• _Records to process_
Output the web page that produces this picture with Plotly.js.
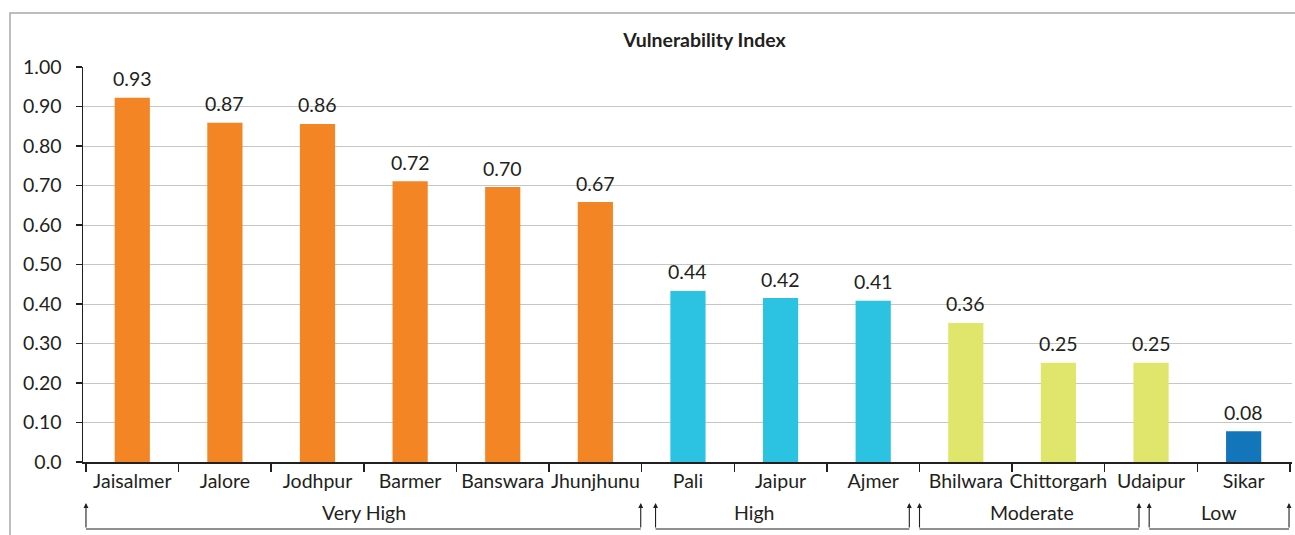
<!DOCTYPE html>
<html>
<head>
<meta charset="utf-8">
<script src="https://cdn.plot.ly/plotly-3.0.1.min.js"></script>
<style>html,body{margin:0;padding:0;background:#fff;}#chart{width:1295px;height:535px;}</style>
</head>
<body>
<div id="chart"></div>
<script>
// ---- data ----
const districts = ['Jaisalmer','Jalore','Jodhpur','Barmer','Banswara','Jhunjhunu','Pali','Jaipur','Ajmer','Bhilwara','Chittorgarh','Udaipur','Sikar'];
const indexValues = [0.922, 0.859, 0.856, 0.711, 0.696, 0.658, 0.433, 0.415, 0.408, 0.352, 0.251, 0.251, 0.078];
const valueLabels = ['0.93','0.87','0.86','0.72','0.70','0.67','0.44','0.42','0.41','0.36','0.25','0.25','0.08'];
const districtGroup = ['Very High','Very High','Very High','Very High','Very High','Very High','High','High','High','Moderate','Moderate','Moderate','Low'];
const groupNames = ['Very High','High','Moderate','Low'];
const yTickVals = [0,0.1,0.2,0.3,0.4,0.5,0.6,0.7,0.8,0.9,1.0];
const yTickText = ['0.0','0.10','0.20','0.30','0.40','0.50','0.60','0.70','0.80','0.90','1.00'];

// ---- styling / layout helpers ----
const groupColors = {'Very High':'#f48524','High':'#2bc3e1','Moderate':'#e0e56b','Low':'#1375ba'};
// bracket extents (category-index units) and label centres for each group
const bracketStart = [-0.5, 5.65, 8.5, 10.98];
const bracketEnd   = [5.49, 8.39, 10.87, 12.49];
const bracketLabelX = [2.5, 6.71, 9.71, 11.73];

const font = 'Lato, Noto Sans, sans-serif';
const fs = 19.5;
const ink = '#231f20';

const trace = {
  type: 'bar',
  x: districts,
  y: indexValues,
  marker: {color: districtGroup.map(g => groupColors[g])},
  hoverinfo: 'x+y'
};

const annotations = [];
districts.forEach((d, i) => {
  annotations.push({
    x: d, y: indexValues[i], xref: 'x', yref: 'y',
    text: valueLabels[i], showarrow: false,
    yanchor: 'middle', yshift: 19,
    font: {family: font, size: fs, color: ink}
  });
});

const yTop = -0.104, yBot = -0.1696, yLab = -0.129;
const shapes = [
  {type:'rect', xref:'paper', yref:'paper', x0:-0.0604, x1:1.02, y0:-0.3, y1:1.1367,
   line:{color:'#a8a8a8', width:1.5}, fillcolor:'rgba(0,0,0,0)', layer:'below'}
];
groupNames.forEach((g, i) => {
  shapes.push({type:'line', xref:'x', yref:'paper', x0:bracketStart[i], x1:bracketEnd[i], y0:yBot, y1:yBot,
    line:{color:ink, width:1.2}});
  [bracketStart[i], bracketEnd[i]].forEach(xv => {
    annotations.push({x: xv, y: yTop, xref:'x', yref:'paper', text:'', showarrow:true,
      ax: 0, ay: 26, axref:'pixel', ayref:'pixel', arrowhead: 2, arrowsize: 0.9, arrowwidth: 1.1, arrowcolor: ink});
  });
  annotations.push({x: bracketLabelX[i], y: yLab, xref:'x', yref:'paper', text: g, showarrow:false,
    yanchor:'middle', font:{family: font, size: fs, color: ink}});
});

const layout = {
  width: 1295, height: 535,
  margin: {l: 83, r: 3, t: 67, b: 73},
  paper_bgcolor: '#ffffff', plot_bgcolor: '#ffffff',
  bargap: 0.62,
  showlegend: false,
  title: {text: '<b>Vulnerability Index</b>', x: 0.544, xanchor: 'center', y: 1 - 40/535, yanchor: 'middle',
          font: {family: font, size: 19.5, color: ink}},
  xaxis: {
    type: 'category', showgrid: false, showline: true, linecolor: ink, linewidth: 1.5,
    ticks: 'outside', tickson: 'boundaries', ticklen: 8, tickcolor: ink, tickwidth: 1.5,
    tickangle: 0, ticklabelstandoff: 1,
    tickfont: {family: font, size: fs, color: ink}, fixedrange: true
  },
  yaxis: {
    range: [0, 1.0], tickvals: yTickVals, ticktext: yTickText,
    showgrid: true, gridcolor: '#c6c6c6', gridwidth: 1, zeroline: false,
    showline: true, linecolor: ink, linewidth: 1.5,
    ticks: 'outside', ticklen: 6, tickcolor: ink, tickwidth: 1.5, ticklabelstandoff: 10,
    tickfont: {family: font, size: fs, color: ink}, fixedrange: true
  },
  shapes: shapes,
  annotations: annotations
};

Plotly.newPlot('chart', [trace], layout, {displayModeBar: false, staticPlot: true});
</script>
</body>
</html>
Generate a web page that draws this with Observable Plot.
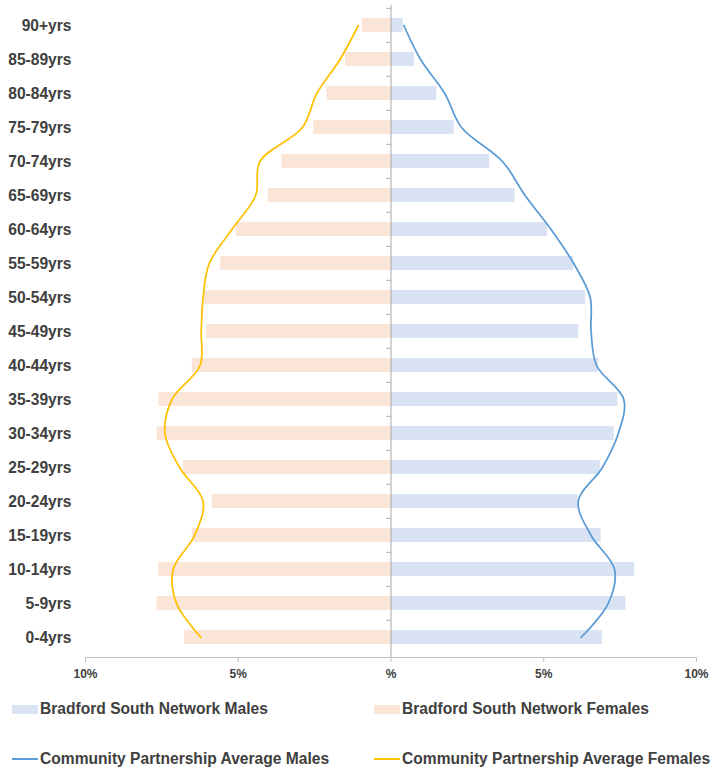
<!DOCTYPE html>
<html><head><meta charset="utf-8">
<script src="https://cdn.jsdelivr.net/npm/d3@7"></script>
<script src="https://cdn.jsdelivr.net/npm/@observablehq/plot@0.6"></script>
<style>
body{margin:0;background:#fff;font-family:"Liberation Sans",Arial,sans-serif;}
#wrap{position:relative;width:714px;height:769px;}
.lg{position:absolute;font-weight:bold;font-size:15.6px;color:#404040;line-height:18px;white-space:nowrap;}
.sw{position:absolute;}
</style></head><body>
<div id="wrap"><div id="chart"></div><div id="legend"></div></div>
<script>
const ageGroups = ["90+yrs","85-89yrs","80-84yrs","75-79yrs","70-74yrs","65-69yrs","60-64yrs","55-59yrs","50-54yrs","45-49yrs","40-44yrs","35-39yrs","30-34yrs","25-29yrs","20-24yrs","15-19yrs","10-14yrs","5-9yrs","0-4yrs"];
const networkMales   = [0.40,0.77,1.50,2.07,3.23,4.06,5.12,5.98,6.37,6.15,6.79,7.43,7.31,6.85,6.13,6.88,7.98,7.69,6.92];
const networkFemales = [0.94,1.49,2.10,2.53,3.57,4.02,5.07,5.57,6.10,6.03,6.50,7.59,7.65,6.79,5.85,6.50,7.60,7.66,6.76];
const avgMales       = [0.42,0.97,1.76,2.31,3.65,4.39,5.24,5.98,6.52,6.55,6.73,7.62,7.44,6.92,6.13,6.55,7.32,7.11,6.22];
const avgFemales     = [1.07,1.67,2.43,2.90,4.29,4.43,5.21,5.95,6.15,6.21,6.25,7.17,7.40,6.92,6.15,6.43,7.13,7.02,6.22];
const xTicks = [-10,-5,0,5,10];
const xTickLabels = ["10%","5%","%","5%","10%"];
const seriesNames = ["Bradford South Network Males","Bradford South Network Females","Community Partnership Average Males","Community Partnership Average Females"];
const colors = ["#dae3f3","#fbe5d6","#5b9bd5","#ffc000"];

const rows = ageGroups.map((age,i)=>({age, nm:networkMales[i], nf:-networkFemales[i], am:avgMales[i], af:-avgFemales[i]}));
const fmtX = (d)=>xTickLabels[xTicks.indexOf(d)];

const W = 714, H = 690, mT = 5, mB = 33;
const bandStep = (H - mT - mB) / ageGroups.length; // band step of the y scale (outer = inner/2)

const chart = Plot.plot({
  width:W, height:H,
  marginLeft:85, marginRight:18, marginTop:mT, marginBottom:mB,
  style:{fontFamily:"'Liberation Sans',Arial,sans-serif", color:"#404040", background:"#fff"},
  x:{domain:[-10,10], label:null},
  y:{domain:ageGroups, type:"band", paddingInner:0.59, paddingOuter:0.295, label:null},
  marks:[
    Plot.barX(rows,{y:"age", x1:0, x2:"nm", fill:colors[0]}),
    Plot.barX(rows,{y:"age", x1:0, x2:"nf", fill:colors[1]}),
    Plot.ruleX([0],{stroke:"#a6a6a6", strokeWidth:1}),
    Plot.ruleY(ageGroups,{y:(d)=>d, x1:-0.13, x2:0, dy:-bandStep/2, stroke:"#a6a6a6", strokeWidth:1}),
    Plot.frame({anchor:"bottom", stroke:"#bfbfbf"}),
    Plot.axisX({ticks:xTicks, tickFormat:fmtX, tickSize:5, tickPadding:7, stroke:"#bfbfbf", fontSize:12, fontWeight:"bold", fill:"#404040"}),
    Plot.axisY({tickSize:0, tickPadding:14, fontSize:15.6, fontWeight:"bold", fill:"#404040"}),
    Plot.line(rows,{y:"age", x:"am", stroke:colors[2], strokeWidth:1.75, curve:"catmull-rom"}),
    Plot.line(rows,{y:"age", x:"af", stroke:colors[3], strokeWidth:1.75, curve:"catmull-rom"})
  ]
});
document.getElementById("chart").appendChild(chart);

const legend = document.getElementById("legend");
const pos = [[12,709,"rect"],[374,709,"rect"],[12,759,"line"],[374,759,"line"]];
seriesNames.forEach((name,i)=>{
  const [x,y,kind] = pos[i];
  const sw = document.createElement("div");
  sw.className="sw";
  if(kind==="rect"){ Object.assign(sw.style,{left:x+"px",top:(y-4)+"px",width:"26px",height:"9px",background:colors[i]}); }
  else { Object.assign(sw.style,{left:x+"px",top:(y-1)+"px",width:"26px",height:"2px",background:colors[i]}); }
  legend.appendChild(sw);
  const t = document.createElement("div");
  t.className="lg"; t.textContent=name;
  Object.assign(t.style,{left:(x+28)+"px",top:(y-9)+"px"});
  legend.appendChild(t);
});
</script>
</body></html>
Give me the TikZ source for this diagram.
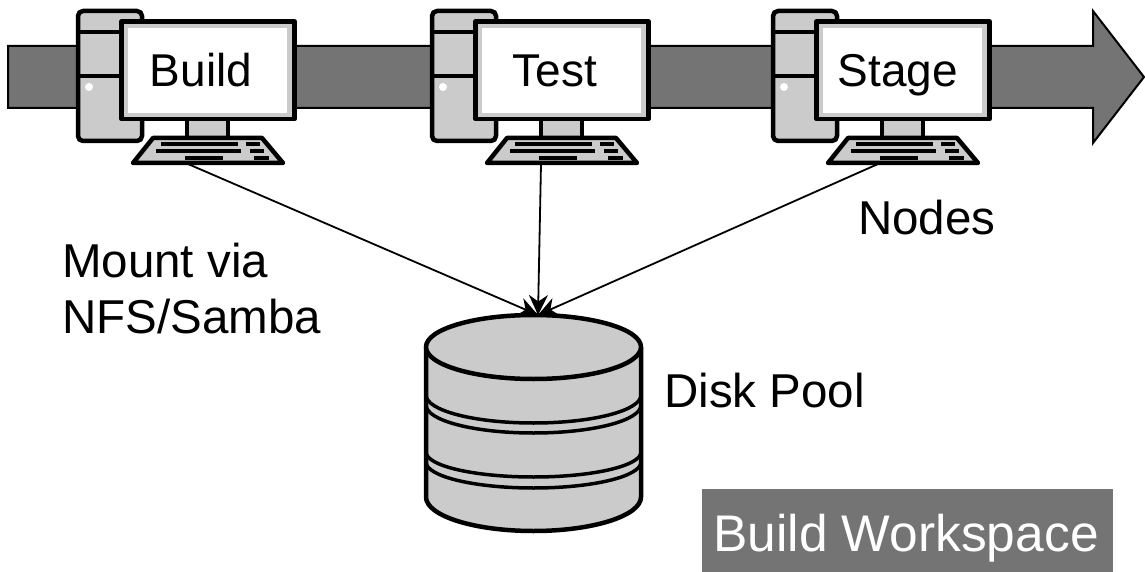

• _Task requirements_
Identify lines with the string "that". Copy each one.

• _Completed task_
Output the web page that produces this picture with Plotly.js.
Generate a web page that draws this with Observable Plot.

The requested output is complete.